2. Religion. As opponents of gay marriage dwindle to a minority, they increasingly invoke religious freedom. Frank notes that this argument is untethered by evidence or logic—it holds that people are simply “entitled to their beliefs”—and therefore, in theory, it would protect the right to discriminate on the basis race as well as sexual orientation. He’s right to raise that concern. We shouldn’t accept such blanket exemptions. People accused of discrimination must produce a rational defense, not a purely religious one.

3. History. Frank refuses to be cowed by the argument that marriage has traditionally been heterosexual. “The fact that something has ‘historically’ been defined in a particular way is not an argument that it should remain that way,” he writes. That’s true. History alone doesn’t prove an institution’s merit. But when we’re talking about reinterpreting an institution to include a new class of relationships, the history of that institution is relevant. In the case of marriage, concerns such as tribalism and property, which used to saturate the institution, have lost some of their power. For that, we should be grateful. But no premise has been more central to marriage than heterosexuality. If we’re going to scrap that premise—and I agree that we should—let’s be honest about what we’re doing. We’re profoundly changing the institution.

4. Discrimination. Frank says court rulings show “there is no rational basis for sexual orientation discrimination—including in marriage.” I’m not so sure that reserving marriage for opposite-sex couples is just another kind of discrimination. Why, for the last 50 years, has it been illegal to discriminate on the basis of sex (under the Civil Rights Act) but perfectly legal to insist that a woman’s spouse has to be a man? The reason seems to be that we treat marriage differently from education and employment. The idea that nondiscrimination in matters of gender ought to extend to marriage is quite recent. Is anyone who hasn’t reached that conclusion in 2014 irrational?

5. Progress. Frank concludes with these thoughts:

Gay marriage is a more recent conceptual possibility because gay identity is a newer development than the construction of race. In a sense, since views on this issue have changed so rapidly, it seems only fair to, as Andrew Sullivan puts it, give people “space” to come along, or even to hold bigoted views in peace. But calling these views today “rational” or “defensible,” or saying they can be “accommodated in a decent society,” as Saletan does, is another matter. Moral positions evolve as new information and possibilities become available. And for all the incessant moralizing of the right wing over the last 50 years, the sin of current opponents of gay marriage is an unwillingness to open their minds to change. There comes a time when there’s only one morally correct answer, and the space for having the wrong answer has dried up. I’d argue that time has come.
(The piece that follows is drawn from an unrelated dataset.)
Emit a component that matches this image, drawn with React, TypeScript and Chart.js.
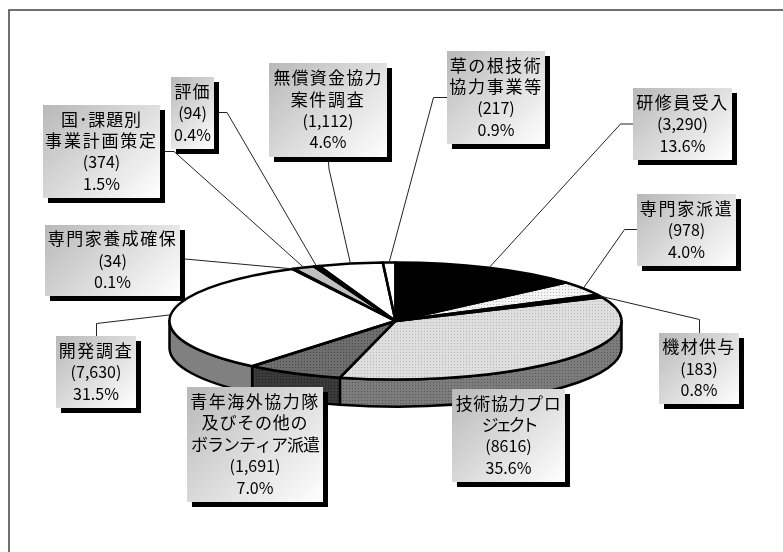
import React, { useEffect, useRef } from "react";
import { Chart, registerables } from "chart.js";

Chart.register(...registerables);

// ---- data (clockwise from 12 o'clock) ----
const names = [
  ["研修員受入"],
  ["専門家派遣"],
  ["機材供与"],
  ["技術協力プロ", "ジェクト"],
  ["青年海外協力隊", "及びその他の", "ボランティア派遣"],
  ["開発調査"],
  ["専門家養成確保"],
  ["国･課題別", "事業計画策定"],
  ["評価"],
  ["無償資金協力", "案件調査"],
  ["草の根技術", "協力事業等"],
];
const values = [3290, 978, 183, 8616, 1691, 7630, 34, 374, 94, 1112, 217];
const valueTexts = ["(3,290)", "(978)", "(183)", "(8616)", "(1,691)", "(7,630)", "(34)", "(374)", "(94)", "(1,112)", "(217)"];
const shares = ["13.6%", "4.0%", "0.8%", "35.6%", "7.0%", "31.5%", "0.1%", "1.5%", "0.4%", "4.6%", "0.9%"];

// ---- layout ----
const W = 783;
const H = 552;
const CY_TARGET = 321;
const CY_CHART = 276;
const SQUASH = 58.5 / 226;
const DEPTH = 27;

// rendered width of each name line, in px
const nameWidths = [
  [91],
  [92],
  [72],
  [105, 57],
  [128, 106, 129],
  [73],
  [128],
  [80, 111],
  [35],
  [108, 73],
  [91, 92],
];
// label boxes: x0, y0, x1, y1
const boxes = [
  [633, 88, 732, 160],
  [637, 194, 736, 266],
  [659, 333, 739, 404],
  [452, 389, 565, 482],
  [187, 387, 323, 502],
  [56, 336, 136, 408],
  [45, 225, 180, 296],
  [43, 105, 160, 198],
  [171, 77, 214, 149],
  [269, 63, 387, 157],
  [447, 51, 545, 144],
];
// leader points from label towards the slice (the last point is computed from the arc)
const leaders: (number[][] | null)[] = [
  [[633, 124], [620.5, 124]],
  [[637, 229.5], [624.5, 229.5]],
  [[699.5, 333], [699.5, 319.5]],
  null,
  null,
  [[96.5, 336], [96.5, 323.5]],
  [[185, 259]],
  [[165, 151.5], [174, 151.5]],
  [[219, 112.5], [227, 112.5]],
  [[328.5, 162], [329, 169]],
  [[447, 97.5], [433.5, 97.5]],
];

function makePattern(base: string, dot: string, squashed: boolean) {
  const c = document.createElement("canvas");
  c.width = 3;
  c.height = 3;
  const g = c.getContext("2d")!;
  g.fillStyle = base;
  g.fillRect(0, 0, 3, 3);
  g.fillStyle = dot;
  g.fillRect(1, 1, 1, 1);
  const p = g.createPattern(c, "repeat")!;
  if (squashed) {
    // undo the pie's squash so that the dots stay square and pixel-aligned
    p.setTransform(new DOMMatrix().scale(1, 1 / SQUASH).translate(0, CY_CHART * SQUASH - CY_TARGET));
  }
  return p;
}

const topFills = () => [
  "#000000",
  makePattern("#f4f4f4", "#b8b8b8", true),
  "#000000",
  makePattern("#dedede", "#b4b4b4", true),
  makePattern("#6e6e6e", "#484848", true),
  "#ffffff",
  "#ffffff",
  "#c0c0c0",
  "#000000",
  "#ffffff",
  "#ffffff",
];
const sideFills = (): Record<number, string | CanvasPattern> => ({
  3: makePattern("#7c7c7c", "#585858", false),
  4: makePattern("#3a3a3a", "#202020", false),
  5: "#808080",
});

const FONT = '"Noto Sans CJK JP", sans-serif';

function pieGeometry(chart: any) {
  return chart.getDatasetMeta(0).data.map((a: any) => {
    const p = a.getProps(["x", "startAngle", "endAngle", "outerRadius"], true);
    return { cx: p.x, cy: CY_TARGET, rx: p.outerRadius, ry: p.outerRadius * SQUASH, start: p.startAngle, end: p.endAngle };
  });
}

function pseudo3d(sides: Record<number, string | CanvasPattern>) {
  return {
    id: "pseudo3d",
    beforeDraw(chart: any) {
      const ctx = chart.ctx;
      ctx.save();
      ctx.fillStyle = "#ffffff";
      ctx.fillRect(0, 0, W, H);
      ctx.strokeStyle = "#404040";
      ctx.lineWidth = 1.5;
      ctx.beginPath();
      ctx.moveTo(9, H);
      ctx.lineTo(9, 10);
      ctx.lineTo(W, 10);
      ctx.stroke();
      ctx.restore();
    },
    beforeDatasetsDraw(chart: any) {
      const ctx = chart.ctx;
      ctx.save();
      ctx.lineWidth = 2.5;
      ctx.strokeStyle = "#000";
      ctx.lineJoin = "round";
      pieGeometry(chart).forEach((g: any, i: number) => {
        const a = Math.max(g.start, 0);
        const b = Math.min(g.end, Math.PI);
        if (b <= a) return;
        ctx.beginPath();
        ctx.ellipse(g.cx, g.cy, g.rx, g.ry, 0, a, b);
        ctx.ellipse(g.cx, g.cy + DEPTH, g.rx, g.ry, 0, b, a, true);
        ctx.closePath();
        ctx.fillStyle = sides[i] ?? "#808080";
        ctx.fill();
        ctx.stroke();
      });
      ctx.restore();
      // squash the round pie the library draws into the tilted ellipse
      ctx.save();
      ctx.translate(0, CY_TARGET);
      ctx.scale(1, SQUASH);
      ctx.translate(0, -CY_CHART);
    },
    afterDatasetsDraw(chart: any) {
      const ctx = chart.ctx;
      ctx.restore();
      const geo = pieGeometry(chart);

      ctx.save();
      ctx.lineWidth = 2.5;
      ctx.strokeStyle = "#000";
      ctx.lineJoin = "round";
      geo.forEach((g: any) => {
        ctx.beginPath();
        ctx.moveTo(g.cx, g.cy);
        ctx.ellipse(g.cx, g.cy, g.rx, g.ry, 0, g.start, g.end);
        ctx.closePath();
        ctx.stroke();
      });
      ctx.restore();

      // leaders
      ctx.save();
      ctx.lineWidth = 1;
      ctx.strokeStyle = "#222";
      leaders.forEach((pts, i) => {
        if (!pts) return;
        const g = geo[i];
        const mid = (g.start + g.end) / 2;
        ctx.beginPath();
        pts.forEach((p, k) => (k ? ctx.lineTo(p[0], p[1]) : ctx.moveTo(p[0], p[1])));
        ctx.lineTo(g.cx + g.rx * Math.cos(mid), g.cy + g.ry * Math.sin(mid));
        ctx.stroke();
      });
      ctx.restore();

      // label boxes
      ctx.save();
      boxes.forEach((b, i) => {
        const [x0, y0, x1, y1] = b;
        ctx.fillStyle = "#000";
        ctx.fillRect(x0 + 5, y0 + 5, x1 - x0, y1 - y0);
        const d = (x1 - x0 + (y1 - y0)) / 2;
        const cx = (x0 + x1) / 2;
        const cy = (y0 + y1) / 2;
        const grad = ctx.createLinearGradient(cx - d / 2, cy - d / 2, cx + d / 2, cy + d / 2);
        grad.addColorStop(0, "#b8b8b8");
        grad.addColorStop(1, "#ffffff");
        ctx.fillStyle = grad;
        ctx.fillRect(x0, y0, x1 - x0, y1 - y0);

        const lines = [...names[i], valueTexts[i], shares[i]];
        const step = 21.5;
        const startY = cy - ((lines.length - 1) * step) / 2;
        ctx.textAlign = "center";
        ctx.textBaseline = "middle";
        ctx.fillStyle = "#000";
        lines.forEach((t, k) => {
          const isName = k < names[i].length;
          ctx.font = `${isName ? 17 : 16}px ${FONT}`;
          (ctx as any).letterSpacing = "0px";
          if (isName) {
            const n = Array.from(t).length;
            const s = (nameWidths[i][k] - ctx.measureText(t).width) / (n - 1);
            (ctx as any).letterSpacing = `${s}px`;
          }
          ctx.fillText(t, cx, startY + k * step);
        });
        (ctx as any).letterSpacing = "0px";
      });
      ctx.restore();
    },
  };
}

export default function App() {
  const ref = useRef<HTMLCanvasElement>(null);
  useEffect(() => {
    const chart = new Chart(ref.current!, {
      type: "doughnut",
      data: {
        labels: names.map((n) => n.join("")),
        datasets: [{ data: values, backgroundColor: topFills() as any, borderWidth: 0, clip: false as any }],
      },
      options: {
        responsive: false,
        animation: false,
        cutout: 0,
        events: [],
        layout: { padding: { left: 169.5, right: 161.5, top: 50, bottom: 50 } },
        plugins: { legend: { display: false }, tooltip: { enabled: false } },
      },
      plugins: [pseudo3d(sideFills())],
    } as any);
    return () => chart.destroy();
  }, []);
  return (
    <div style={{ position: "absolute", left: 0, top: 0, width: W, height: H }}>
      <canvas ref={ref} width={W} height={H} style={{ display: "block" }} />
    </div>
  );
}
This is a beautiful paragraph. I agree with most of it, right up to the point where Frank says opponents of gay marriage haven’t changed. In fact, they’ve changed enormously. On every question, from sodomy laws to job discrimination to marriage, anti-gay politicians and activists have lost public support. The fact that they’re now fighting over same-sex marriage, an idea that was once politically absurd, underscores their retreat. People who would have equated homosexuality with pedophilia 50 years ago have come to accept domestic partnerships or civil unions. Too many gay people have come out. The myths and fears have lost too much credibility. The culture is changing.

We’re not the losers in this fight anymore. We’re the winners. Our task now is to win the right way, not by dismissing our opponents as bigots and haters, but by persuading them that marriage is just as good for gays as it is for straights. We don’t have to shove our answer down their throats. They will come around to it—they’re coming around to it already—because it’s true.